N: Qual foi o papel desempenhado pelo Canal Contemporâneo no episódio Guggenheim-RJ?

PC: Era início de 2003, tínhamos, de um lado, o começo do governo Lula gerando questionamentos sobre a política cultural e as leis de incentivo, e, do outro, o governo do prefeito César Maia promovendo mudanças autoritárias na área cultural. No final de 2002, o Canal Contemporâneo começa a dar visibilidade às questões de política cultural e em janeiro de 2003 veicula uma carta ao presidente Lula, lida na Câmara de Vereadores do Rio e no Fórum das Artes, sobre a construção do Guggenheim em terreno do governo federal e com a utilização das leis de incentivo federais. A partir desse momento, um grupo de artistas e críticos começou a se reunir no AGORA e o texto do abaixo-assinado foi redigido enfocando principalmente duas questões: a necessidade de uma maior participação da classe artística na concepção das políticas culturais da cidade e o nosso repúdio à utilização de recursos públicos na construção do Museu Guggenheim.

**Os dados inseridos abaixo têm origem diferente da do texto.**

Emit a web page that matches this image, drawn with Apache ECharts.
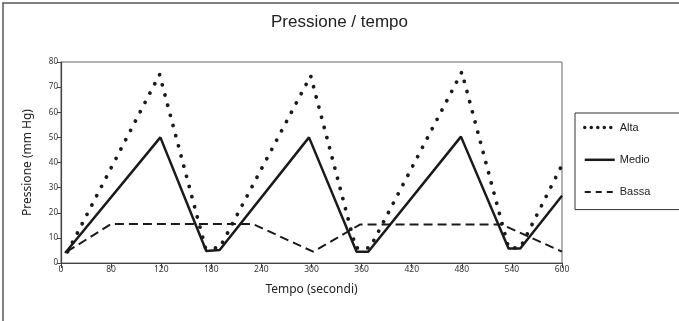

Ao longo dos seis meses seguintes, esse grupo de artistas e críticos continuou a se encontrar (depois do fechamento do AGORA as reuniões passaram a ser realizadas no Parque Lage e também on-line, a partir de uma lista) e a discussão foi se aprofundando com novos contatos e com a análise dos estudos e do contrato do futuro museu. O Canal Contemporâneo dava visibilidade às reuniões, aos textos produzidos e pesquisados e ao abaixo-assinado, e também era responsável por alimentar um dossiê para ser encaminhado ao Ministro da Cultura.

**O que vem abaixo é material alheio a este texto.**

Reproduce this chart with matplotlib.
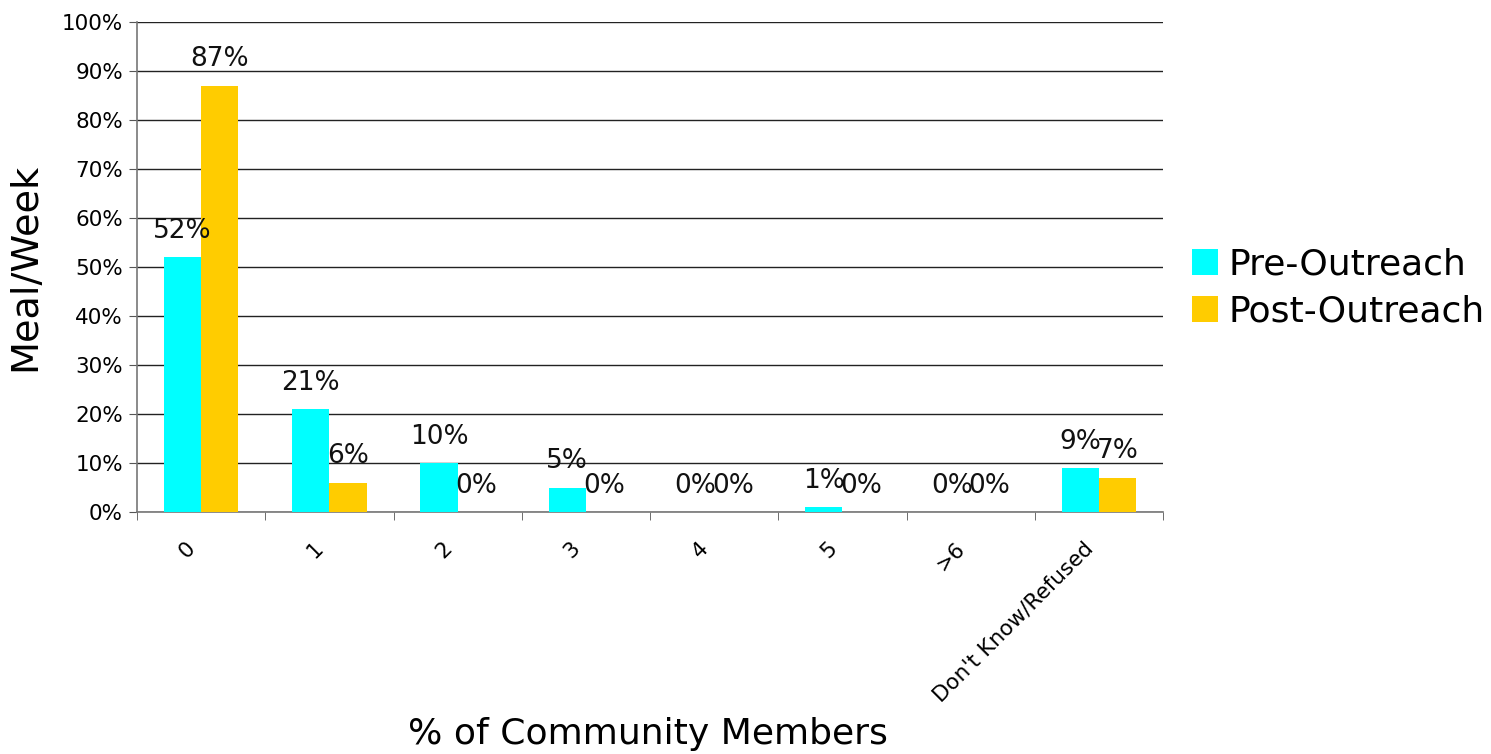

Este mesmo dossiê, que reunia vários documentos, artigos nacionais e estrangeiros denunciando as péssimas condições da negociação engendrada pelo prefeito César Maia, passou a circular amplamente entre jornalistas, profissionais do legislativo, executivo e judiciário, tendo sido responsável por um novo patamar de informação dada à opinião pública, que culminou com a liminar impetrada pelo vereador Eliomar Coelho que suspendeu os primeiros pagamentos do contrato assinado às escondidas pelo prefeito César Maia (à revelia de todos os senões levantados pelos profissionais diretamente envolvidos com a construção de um museu).

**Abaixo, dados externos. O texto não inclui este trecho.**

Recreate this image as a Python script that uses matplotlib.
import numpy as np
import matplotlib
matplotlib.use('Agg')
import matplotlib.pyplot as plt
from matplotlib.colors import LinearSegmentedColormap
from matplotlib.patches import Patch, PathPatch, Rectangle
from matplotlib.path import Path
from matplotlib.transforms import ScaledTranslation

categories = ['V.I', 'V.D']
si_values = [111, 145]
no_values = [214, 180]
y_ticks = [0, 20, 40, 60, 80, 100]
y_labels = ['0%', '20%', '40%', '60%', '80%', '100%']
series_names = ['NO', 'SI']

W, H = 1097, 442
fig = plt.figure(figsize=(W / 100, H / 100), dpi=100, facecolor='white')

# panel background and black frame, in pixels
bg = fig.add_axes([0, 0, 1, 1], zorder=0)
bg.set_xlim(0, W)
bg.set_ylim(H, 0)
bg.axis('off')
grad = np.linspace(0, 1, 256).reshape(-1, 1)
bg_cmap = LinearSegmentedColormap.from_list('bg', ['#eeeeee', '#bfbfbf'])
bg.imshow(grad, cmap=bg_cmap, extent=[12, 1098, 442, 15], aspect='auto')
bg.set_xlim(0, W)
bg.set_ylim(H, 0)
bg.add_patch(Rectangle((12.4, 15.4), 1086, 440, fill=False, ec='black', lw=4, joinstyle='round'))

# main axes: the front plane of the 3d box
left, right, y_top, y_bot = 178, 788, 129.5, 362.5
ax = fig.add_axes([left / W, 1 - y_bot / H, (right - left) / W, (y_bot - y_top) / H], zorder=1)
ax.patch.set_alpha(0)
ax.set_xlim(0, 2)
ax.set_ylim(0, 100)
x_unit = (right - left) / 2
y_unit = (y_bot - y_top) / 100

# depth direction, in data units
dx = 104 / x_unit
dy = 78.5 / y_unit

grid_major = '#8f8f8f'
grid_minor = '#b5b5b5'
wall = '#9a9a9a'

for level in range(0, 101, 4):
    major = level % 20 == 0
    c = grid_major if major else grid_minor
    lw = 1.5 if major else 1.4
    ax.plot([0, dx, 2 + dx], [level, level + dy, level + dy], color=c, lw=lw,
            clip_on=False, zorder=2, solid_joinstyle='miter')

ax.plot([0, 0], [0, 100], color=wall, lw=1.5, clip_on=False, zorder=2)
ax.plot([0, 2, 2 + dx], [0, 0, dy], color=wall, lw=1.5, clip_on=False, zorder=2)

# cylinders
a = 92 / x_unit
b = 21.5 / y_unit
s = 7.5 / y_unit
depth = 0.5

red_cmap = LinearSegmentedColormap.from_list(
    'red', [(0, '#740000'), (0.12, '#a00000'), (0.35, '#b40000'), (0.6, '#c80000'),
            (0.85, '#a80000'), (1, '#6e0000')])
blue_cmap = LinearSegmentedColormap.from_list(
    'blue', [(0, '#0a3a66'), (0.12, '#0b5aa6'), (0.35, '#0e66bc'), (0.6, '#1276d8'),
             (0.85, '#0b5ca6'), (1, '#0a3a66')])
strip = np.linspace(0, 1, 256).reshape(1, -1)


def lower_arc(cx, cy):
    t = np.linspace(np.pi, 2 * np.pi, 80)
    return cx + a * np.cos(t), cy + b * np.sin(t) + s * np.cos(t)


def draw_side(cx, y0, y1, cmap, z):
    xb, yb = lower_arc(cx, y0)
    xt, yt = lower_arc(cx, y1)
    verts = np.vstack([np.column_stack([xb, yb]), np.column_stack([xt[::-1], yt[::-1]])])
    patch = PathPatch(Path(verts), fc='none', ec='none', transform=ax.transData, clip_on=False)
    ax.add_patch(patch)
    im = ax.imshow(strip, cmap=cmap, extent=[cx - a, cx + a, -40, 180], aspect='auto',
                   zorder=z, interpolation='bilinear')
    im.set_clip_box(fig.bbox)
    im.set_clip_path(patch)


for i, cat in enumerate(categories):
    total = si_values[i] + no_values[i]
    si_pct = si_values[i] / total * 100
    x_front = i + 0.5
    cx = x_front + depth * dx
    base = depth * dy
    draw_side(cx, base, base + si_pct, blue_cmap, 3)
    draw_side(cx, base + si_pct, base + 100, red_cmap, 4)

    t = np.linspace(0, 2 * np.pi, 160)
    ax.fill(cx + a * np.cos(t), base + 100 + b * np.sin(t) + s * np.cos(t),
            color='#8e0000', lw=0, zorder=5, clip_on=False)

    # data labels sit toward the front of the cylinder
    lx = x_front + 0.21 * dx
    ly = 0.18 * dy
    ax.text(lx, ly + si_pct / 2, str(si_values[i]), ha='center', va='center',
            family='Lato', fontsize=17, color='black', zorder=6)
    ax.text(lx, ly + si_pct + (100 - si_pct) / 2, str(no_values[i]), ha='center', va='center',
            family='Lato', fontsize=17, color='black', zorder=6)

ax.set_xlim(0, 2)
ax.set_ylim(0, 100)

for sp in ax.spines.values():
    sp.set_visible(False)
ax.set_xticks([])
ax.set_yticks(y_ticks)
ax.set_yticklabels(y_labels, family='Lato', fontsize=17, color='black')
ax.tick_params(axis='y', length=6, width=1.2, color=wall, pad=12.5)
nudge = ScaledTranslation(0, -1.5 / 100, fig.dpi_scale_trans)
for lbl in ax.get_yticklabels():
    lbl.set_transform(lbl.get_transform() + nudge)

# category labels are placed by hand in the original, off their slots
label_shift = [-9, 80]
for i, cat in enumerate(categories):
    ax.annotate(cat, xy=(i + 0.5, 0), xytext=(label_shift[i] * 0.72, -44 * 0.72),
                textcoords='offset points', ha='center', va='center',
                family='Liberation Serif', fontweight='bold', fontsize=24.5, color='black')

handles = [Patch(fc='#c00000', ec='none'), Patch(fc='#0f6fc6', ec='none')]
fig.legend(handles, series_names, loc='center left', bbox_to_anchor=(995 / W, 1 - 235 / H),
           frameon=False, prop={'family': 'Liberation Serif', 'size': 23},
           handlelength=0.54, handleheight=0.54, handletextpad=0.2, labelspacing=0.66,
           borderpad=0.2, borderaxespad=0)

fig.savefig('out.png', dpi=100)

O espaço que o Canal Contemporâneo já havia criado a partir da informação recebida e espalhada agora se expandia para outros contextos, igualmente políticos e importantes. O caso Guggenheim foi um belo exemplo do equilíbrio que podemos atingir na democracia com o uso da Internet. A voz da sociedade civil serviu para dar lastro ao legislativo e ao judiciário para impedir uma atitude ditatorial do executivo.

N: Gostaria de me ater aqui ao papel do Canal na política cultural. No caso Mazeredo [artista que têm dezenas de obras públicas, cuja relevância começa a ser questionada, na cidade do Rio de Janeiro], um aparente resultado foi logo obtido, com a criação de uma comissão para estabelecer parâmetros para a escolha de obras para o espaço público...

PC: A resposta rápida da Secretaria de Cultura deve-se ao fato de que o projeto da Comissão de Paisagem Urbana já existia previamente, mas sem sucesso em sua implantação. Ao levantarmos a questão da Mazeredo no Canal Contemporâneo, através de e-mails enviados aos jornais e ao [projeto de mídia tática do Canal] “Como atiçar a brasa”, o Secretário Municipal de Cultura do Rio de Janeiro, Ricardo Macieira, aproveitou a deixa para mostrar a importância do assunto ao nosso alcaide, que estando em época de eleição, deve ter concordado rapidamente com a estratégia de seu secretário para barrar uma nova perturbação. O que aprendemos com o caso Mazeredo é que, com essa participação, podemos também contribuir para uma melhor atuação do poder executivo, quando este se vê impossibilitado de agir por falta de força política. Afinal, a força política somos nós.